Cyphers Magazine

James and Jack Travers

By Rachael Hegarty

James Travers’s Deposition and Statement at the Coroner’s Court 02.10.03

I am James Travers, brother of the deceased, Thomas (Jack) Travers. Jack worked for himself, supplying wood shavings for chicken farms. On the 17th of May 1974 I heard the news of the bombings in Dublin. I drove home to Monaghan. On arrival at my parents’ home, I was told that my brother was missing. Jack had gone into Monaghan Town to check, to see if his fiancée, who was working in Dublin, was on a bus. At that time, Greacen’s Pub was the terminus for all the express buses. I went to the bomb site. I was told all casualities had been removed to the County Hospital. Then I met a local doctor, Edmond Duffy. I think, it was him, who told me he thought Jack was in the morgue. I found my brother Jack’s remains lying on the floor of the mortuary. I immediately identified my brother, Jack Travers, to the people there. That place was a charnel house, body parts were all over the place. Ach, our family’s experience was the same as all the other families.

JACK TRAVERS

When we was at school

we learned why place names

are given place names.

Our house is on Park Street

because ours is the street

be the park. And it runs

into Hill Street because that end

of town has a biteen of a drumlin.

Market Street is where the cattle

and livestock roamed on mart days.

Dawson is named after some dead rich lad.

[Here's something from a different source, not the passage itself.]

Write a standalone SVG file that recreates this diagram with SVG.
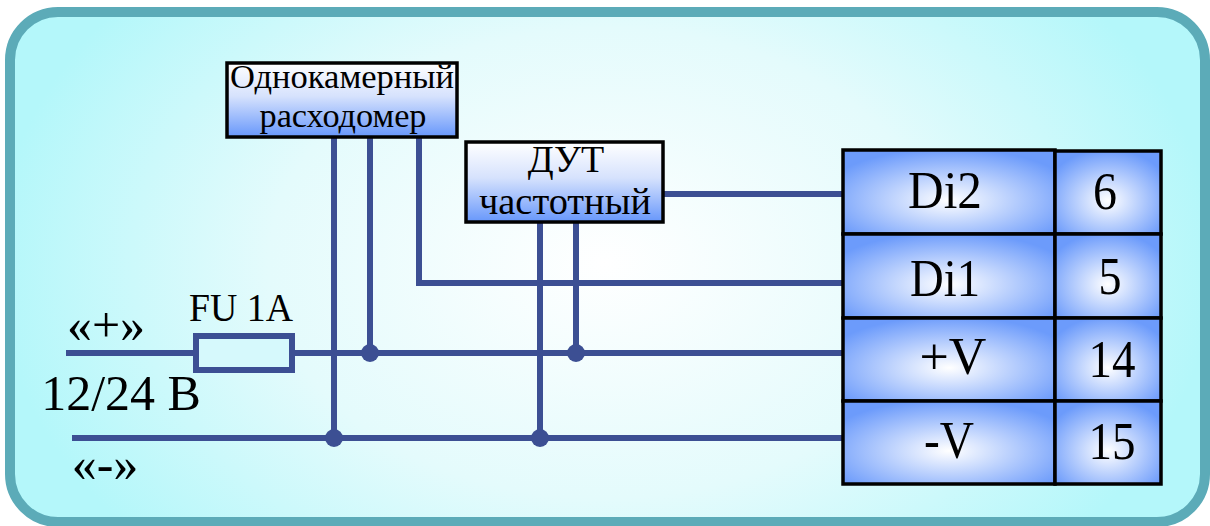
<svg xmlns="http://www.w3.org/2000/svg" width="1210" height="526" viewBox="0 0 1210 526">
<defs>
<radialGradient id="bg" gradientUnits="userSpaceOnUse" cx="605" cy="263" r="610" gradientTransform="translate(0 79) scale(1 .7)"><stop offset="0" stop-color="#ffffff"/><stop offset=".55" stop-color="#e4fbfc"/><stop offset="1" stop-color="#b4f7fa"/></radialGradient>
<linearGradient id="box" x1="0" y1="0" x2="0" y2="1"><stop offset="0" stop-color="#ffffff"/><stop offset=".45" stop-color="#d6e2fd"/><stop offset="1" stop-color="#6797fb"/></linearGradient>
<radialGradient id="cell" cx=".5" cy=".6" r=".62"><stop offset="0" stop-color="#ffffff"/><stop offset="1" stop-color="#6c9bfb"/></radialGradient>
<style>
.t{font-family:"Liberation Serif","Times New Roman",serif;fill:#000;text-anchor:middle}
.w{fill:none;stroke:#3c4f93;stroke-width:6}
.d{fill:#3c4f93}
.b{fill:url(#box);stroke:#000;stroke-width:3.5}
.c{fill:url(#cell);stroke:#000;stroke-width:3.5}
.n{font-size:52px}
</style>
</defs>
<g id="panel"><rect x="10" y="12" width="1195" height="510" rx="48" fill="url(#bg)" stroke="#5cabb8" stroke-width="10"/></g>
<g id="connectors">
<path class="w" d="M66 353H193M294 353H843M72 438H843M334 138V438M370 138V353M419 138V283H843M540 223V438M576 223V353M663 194H843"/>
<circle class="d" cx="370" cy="353" r="9"/><circle class="d" cx="576" cy="353" r="9"/><circle class="d" cx="334" cy="438" r="9"/><circle class="d" cx="540" cy="438" r="9"/>
</g>
<g id="flowmeter"><rect class="b" x="227" y="63" width="230" height="74"/><text class="t" x="342" y="88" font-size="34" textLength="224" lengthAdjust="spacingAndGlyphs">Однокамерный</text><text class="t" x="343" y="127" font-size="34" textLength="167" lengthAdjust="spacingAndGlyphs">расходомер</text></g>
<g id="dut"><rect class="b" x="466" y="142" width="197" height="80"/><text class="t" x="566" y="172" font-size="38">ДУТ</text><text class="t" x="565" y="214" font-size="38" textLength="172" lengthAdjust="spacingAndGlyphs">частотный</text></g>
<g id="fuse"><rect x="196" y="336" width="96" height="34" fill="#d6f9fc" stroke="#3c4f93" stroke-width="6"/><text class="t" x="241" y="321" font-size="40" textLength="104" lengthAdjust="spacingAndGlyphs">FU 1A</text></g>
<g id="supply">
<text class="t" x="106" y="342" font-size="50">«+»</text>
<text class="t" x="121" y="410" font-size="50">12/24 В</text>
<text class="t" x="105" y="481" font-size="50">«-»</text>
</g>
<g id="di2"><rect class="c" x="843" y="150" width="212" height="84"/><text class="t n" x="945" y="208" textLength="74" lengthAdjust="spacingAndGlyphs">Di2</text></g>
<g id="pin6"><rect class="c" x="1055" y="151" width="106" height="83"/><text class="t n" x="1105" y="209" textLength="24" lengthAdjust="spacingAndGlyphs">6</text></g>
<g id="di1"><rect class="c" x="843" y="234" width="212" height="84"/><text class="t n" x="945" y="296" textLength="70" lengthAdjust="spacingAndGlyphs">Di1</text></g>
<g id="pin5"><rect class="c" x="1055" y="234" width="106" height="84"/><text class="t n" x="1110" y="294" textLength="23" lengthAdjust="spacingAndGlyphs">5</text></g>
<g id="vplus"><rect class="c" x="843" y="318" width="212" height="83"/><text class="t n" x="953" y="374">+V</text></g>
<g id="pin14"><rect class="c" x="1055" y="318" width="106" height="83"/><text class="t n" x="1112" y="377" textLength="47" lengthAdjust="spacingAndGlyphs">14</text></g>
<g id="vminus"><rect class="c" x="843" y="401" width="212" height="83"/><text class="t n" x="949" y="458" textLength="50" lengthAdjust="spacingAndGlyphs">-V</text></g>
<g id="pin15"><rect class="c" x="1055" y="401" width="106" height="83"/><text class="t n" x="1112" y="459" textLength="47" lengthAdjust="spacingAndGlyphs">15</text></g>
</svg>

We call it the Diamond, for its shape.

Mill Street – maybe an auld flour mill?

But sifters and grinders are no longer there.

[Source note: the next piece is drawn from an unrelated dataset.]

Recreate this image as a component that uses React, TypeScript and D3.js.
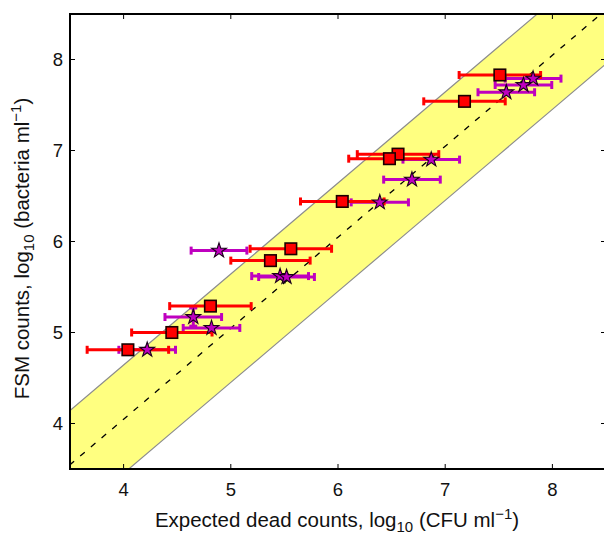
import React from "react";
import * as d3 from "d3";

// ---- data ----
const xTicks = [4, 5, 6, 7, 8];
const yTicks = [4, 5, 6, 7, 8];

// red squares
const redX = [7.51, 7.18, 6.56, 6.48, 6.04, 5.56, 5.37, 4.81, 4.45, 4.04];
const redY = [7.83, 7.54, 6.96, 6.91, 6.44, 5.92, 5.79, 5.29, 5.0, 4.81];
const redXErr = [0.38, 0.38, 0.38, 0.38, 0.39, 0.38, 0.37, 0.38, 0.375, 0.38];

// purple stars
const starX = [7.82, 7.73, 7.57, 6.87, 6.69, 6.39, 4.89, 5.46, 5.52, 4.65, 4.82, 4.22];
const starY = [7.79, 7.72, 7.64, 6.9, 6.68, 6.43, 5.9, 5.62, 5.61, 5.17, 5.05, 4.81];
const starXErr = [0.26, 0.264, 0.264, 0.264, 0.264, 0.267, 0.26, 0.265, 0.26, 0.264, 0.264, 0.264];
const starYErr = [0, 0, 0, 0, 0, 0, 0, 0, 0, 0.1, 0, 0];

// identity line and band
const lineOffset = 0.047;
const bandHalfWidth = 0.595;

const W = 604;
const H = 538;
const margin = { left: 70, top: 14, right: 606, bottom: 469 };
const xDomain: [number, number] = [3.5, 8.5];
const yDomain: [number, number] = [3.5, 8.5];

const RED = "#ff0000";
const PURPLE = "#bf00bf";
const FONT = "'Liberation Sans', Arial, Helvetica, sans-serif";

export default function App() {
  const x = d3.scaleLinear().domain(xDomain).range([margin.left, margin.right]);
  const y = d3.scaleLinear().domain(yDomain).range([margin.bottom, margin.top]);

  const xs = d3.range(xDomain[0] - 1, xDomain[1] + 1.01, 0.5);
  const lineGen = d3
    .line<number>()
    .x((v) => x(v))
    .y((v) => y(v + lineOffset));
  const upper = d3
    .line<number>()
    .x((v) => x(v))
    .y((v) => y(v + lineOffset + bandHalfWidth));
  const lower = d3
    .line<number>()
    .x((v) => x(v))
    .y((v) => y(v + lineOffset - bandHalfWidth));
  const band = d3
    .area<number>()
    .x((v) => x(v))
    .y0((v) => y(v + lineOffset - bandHalfWidth))
    .y1((v) => y(v + lineOffset + bandHalfWidth));

  const star = d3.symbol().type(d3.symbolStar).size(68)();
  const capH = 4;
  const sq = 11.5;

  const pw = margin.right - margin.left;
  const ph = margin.bottom - margin.top;

  return (
    <svg
      width={W}
      height={H}
      style={{ position: "absolute", left: 0, top: 0, background: "#fff" }}
      fontFamily={FONT}
    >
      <defs>
        <clipPath id="plotclip">
          <rect x={margin.left} y={margin.top} width={pw} height={ph} />
        </clipPath>
      </defs>
      <g clipPath="url(#plotclip)">
        <path d={band(xs) || ""} fill="#ffff80" stroke="none" />
        <path d={upper(xs) || ""} fill="none" stroke="#8c8c8c" strokeWidth={1.2} />
        <path d={lower(xs) || ""} fill="none" stroke="#8c8c8c" strokeWidth={1.2} />
        <path
          d={lineGen(xs) || ""}
          fill="none"
          stroke="#000"
          strokeWidth={1.3}
          strokeDasharray="6,8"
        />

        {/* purple error bars */}
        {starX.map((v, i) => {
          const cy = y(starY[i]);
          const x0 = x(v - starXErr[i]);
          const x1 = x(v + starXErr[i]);
          return (
            <g key={"pe" + i} stroke={PURPLE} strokeWidth={3} fill="none">
              <line x1={x0} x2={x1} y1={cy} y2={cy} />
              <line x1={x0} x2={x0} y1={cy - capH} y2={cy + capH} />
              <line x1={x1} x2={x1} y1={cy - capH} y2={cy + capH} />
              {starYErr[i] > 0 && (
                <g>
                  <line x1={x(v)} x2={x(v)} y1={y(starY[i] + starYErr[i])} y2={y(starY[i] - starYErr[i])} />
                  <line x1={x(v) - capH} x2={x(v) + capH} y1={y(starY[i] + starYErr[i])} y2={y(starY[i] + starYErr[i])} />
                  <line x1={x(v) - capH} x2={x(v) + capH} y1={y(starY[i] - starYErr[i])} y2={y(starY[i] - starYErr[i])} />
                </g>
              )}
            </g>
          );
        })}

        {/* red error bars */}
        {redX.map((v, i) => {
          const cy = y(redY[i]);
          const x0 = x(v - redXErr[i]);
          const x1 = x(v + redXErr[i]);
          return (
            <g key={"re" + i} stroke={RED} strokeWidth={3} fill="none">
              <line x1={x0} x2={x1} y1={cy} y2={cy} />
              <line x1={x0} x2={x0} y1={cy - capH} y2={cy + capH} />
              <line x1={x1} x2={x1} y1={cy - capH} y2={cy + capH} />
            </g>
          );
        })}

        {/* red squares */}
        {redX.map((v, i) => (
          <rect
            key={"rs" + i}
            x={x(v) - sq / 2}
            y={y(redY[i]) - sq / 2}
            width={sq}
            height={sq}
            fill={RED}
            stroke="#1a0000"
            strokeWidth={1.6}
          />
        ))}

        {/* purple stars */}
        {starX.map((v, i) => (
          <path
            key={"st" + i}
            d={star || ""}
            transform={`translate(${x(v)},${y(starY[i])})`}
            fill={PURPLE}
            stroke="#1a001a"
            strokeWidth={1.1}
          />
        ))}
      </g>

      {/* ticks */}
      <g stroke="#000" strokeWidth={1}>
        {xTicks.map((t) => (
          <g key={"xt" + t}>
            <line x1={x(t)} x2={x(t)} y1={margin.bottom} y2={margin.bottom - 5} />
            <line x1={x(t)} x2={x(t)} y1={margin.top} y2={margin.top + 5} />
          </g>
        ))}
        {yTicks.map((t) => (
          <g key={"yt" + t}>
            <line x1={margin.left} x2={margin.left + 5} y1={y(t)} y2={y(t)} />
            <line x1={margin.right} x2={margin.right - 5} y1={y(t)} y2={y(t)} />
          </g>
        ))}
      </g>

      {/* frame */}
      <rect
        x={margin.left}
        y={margin.top}
        width={pw}
        height={ph}
        fill="none"
        stroke="#000"
        strokeWidth={2}
      />

      {/* tick labels */}
      <g fontSize={18.5} fill="#111">
        {xTicks.map((t) => (
          <text key={"xl" + t} x={x(t)} y={margin.bottom + 27} textAnchor="middle">
            {t}
          </text>
        ))}
        {yTicks.map((t) => (
          <text key={"yl" + t} x={margin.left - 7} y={y(t)} dy="0.35em" textAnchor="end">
            {t}
          </text>
        ))}
      </g>

      {/* axis titles */}
      <text x={(margin.left + margin.right) / 2 - 1} y={527} textAnchor="middle" fontSize={20.5} fill="#111">
        Expected dead counts, log
        <tspan fontSize={15} dy={5}>10</tspan>
        <tspan dy={-5}> (CFU ml</tspan>
        <tspan fontSize={15} dy={-8}>−1</tspan>
        <tspan dy={8}>)</tspan>
      </text>
      <text
        transform={`translate(29,${(margin.top + margin.bottom) / 2 + 7}) rotate(-90)`}
        textAnchor="middle"
        fontSize={20.5}
        fill="#111"
      >
        FSM counts, log
        <tspan fontSize={15} dy={5}>10</tspan>
        <tspan dy={-5}> (bacteria ml</tspan>
        <tspan fontSize={15} dy={-8}>−1</tspan>
        <tspan dy={8}>)</tspan>
      </text>
    </svg>
  );
}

Glaslough Street is but a summer stroll

from the lake where Jim and me used swim.

Clover Hill sounds like a good spot

for tethered horses and courting couples.

Meself and herself once rambled that way,

ach, the place was a building site mess.

I prefer the old Irish names.

There’s the Crannog – it’s not stone age.

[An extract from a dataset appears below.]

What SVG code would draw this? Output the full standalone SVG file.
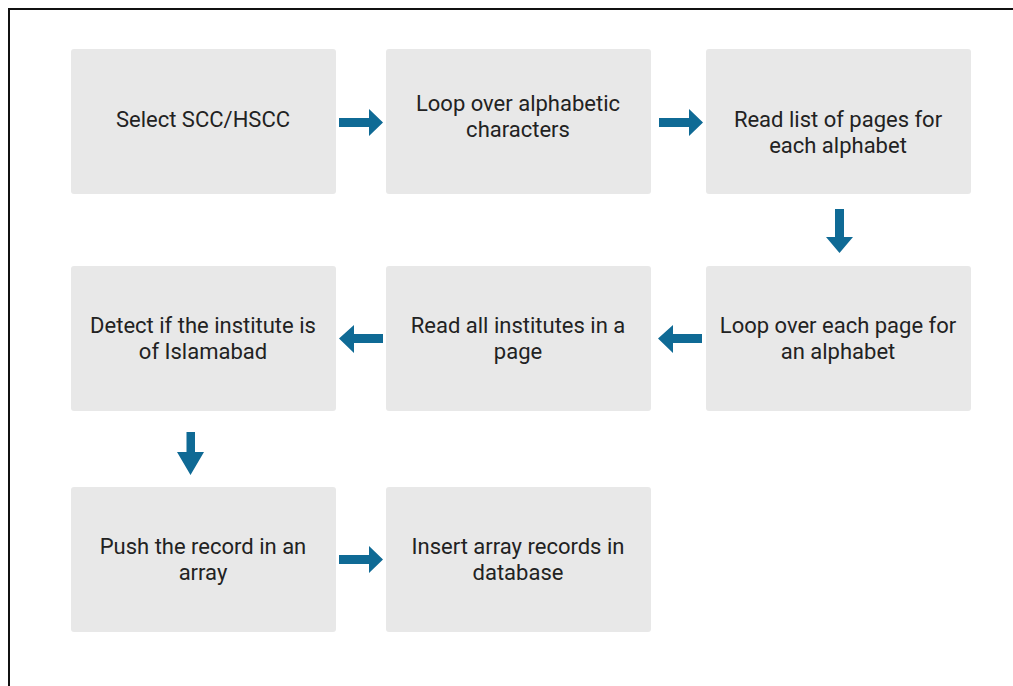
<svg xmlns="http://www.w3.org/2000/svg" width="1013" height="686" viewBox="0 0 1013 686">
  <style>
    .box { fill: #e8e8e8; }
    .lbl { font-family: Roboto, "Liberation Sans", sans-serif; font-size: 22px; fill: #222222; text-anchor: middle; }
    .arrow { fill: #0f6a95; }
  </style>
  <rect width="1013" height="686" fill="#ffffff"/>
  <!-- outer frame -->
  <path d="M9,686 V9 H1013" fill="none" stroke="#111111" stroke-width="2"/>

  <g id="node-select">
    <rect class="box" x="71" y="49" width="265" height="145" rx="3"/>
    <text class="lbl" x="203" y="127">Select SCC/HSCC</text>
  </g>
  <g id="node-loop-chars">
    <rect class="box" x="386" y="49" width="265" height="145" rx="3"/>
    <text class="lbl" x="518" y="111">Loop over alphabetic</text>
    <text class="lbl" x="518" y="137">characters</text>
  </g>
  <g id="node-read-pages">
    <rect class="box" x="706" y="49" width="265" height="145" rx="3"/>
    <text class="lbl" x="838" y="127">Read list of pages for</text>
    <text class="lbl" x="838" y="153">each alphabet</text>
  </g>
  <g id="node-loop-pages">
    <rect class="box" x="706" y="266" width="265" height="145" rx="3"/>
    <text class="lbl" x="838" y="333">Loop over each page for</text>
    <text class="lbl" x="838" y="359">an alphabet</text>
  </g>
  <g id="node-read-institutes">
    <rect class="box" x="386" y="266" width="265" height="145" rx="3"/>
    <text class="lbl" x="518" y="333">Read all institutes in a</text>
    <text class="lbl" x="518" y="359">page</text>
  </g>
  <g id="node-detect">
    <rect class="box" x="71" y="266" width="265" height="145" rx="3"/>
    <text class="lbl" x="203" y="333">Detect if the institute is</text>
    <text class="lbl" x="203" y="359">of Islamabad</text>
  </g>
  <g id="node-push">
    <rect class="box" x="71" y="487" width="265" height="145" rx="3"/>
    <text class="lbl" x="203" y="554">Push the record in an</text>
    <text class="lbl" x="203" y="580">array</text>
  </g>
  <g id="node-insert">
    <rect class="box" x="386" y="487" width="265" height="145" rx="3"/>
    <text class="lbl" x="518" y="554">Insert array records in</text>
    <text class="lbl" x="518" y="580">database</text>
  </g>

  <g id="connectors">
    <!-- right arrows -->
    <polygon class="arrow" points="339,118 369,118 369,109 383,122.5 369,136 369,127 339,127"/>
    <polygon class="arrow" points="659,118 689,118 689,109 703,122.5 689,136 689,127 659,127"/>
    <!-- down arrow column 3 -->
    <polygon class="arrow" points="835,209 844,209 844,237 853,237 839.5,253 826,237 835,237"/>
    <!-- left arrows row 2 -->
    <polygon class="arrow" points="702,334 673,334 673,325 658,338.5 673,353 673,343 702,343"/>
    <polygon class="arrow" points="383,334 354,334 354,325 339,338.5 354,353 354,343 383,343"/>
    <!-- down arrow column 1 -->
    <polygon class="arrow" points="186.5,432 195,432 195,452 204,452 190.5,475 177,452 186.5,452"/>
    <!-- right arrow row 3 -->
    <polygon class="arrow" points="339,555 369,555 369,546 383,559.5 369,573 369,564 339,564"/>
  </g>
</svg>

It’s a new housing estate.

But the name lets you imagine what was.

Then again, there’s a lot to be said

for street names that tell you where you stand.

Say the North Road. You get what it means –

a road that takes you north, to the border.

Jack Travers (28): Self- employed, single and from Park Street, Monaghan Town. Jack still lived with his family and was very athletic. He was engaged to be married. Survived by his parents, brother Jim, sisters and fiancée. Jack was killed in the explosion in North Road, Monaghan.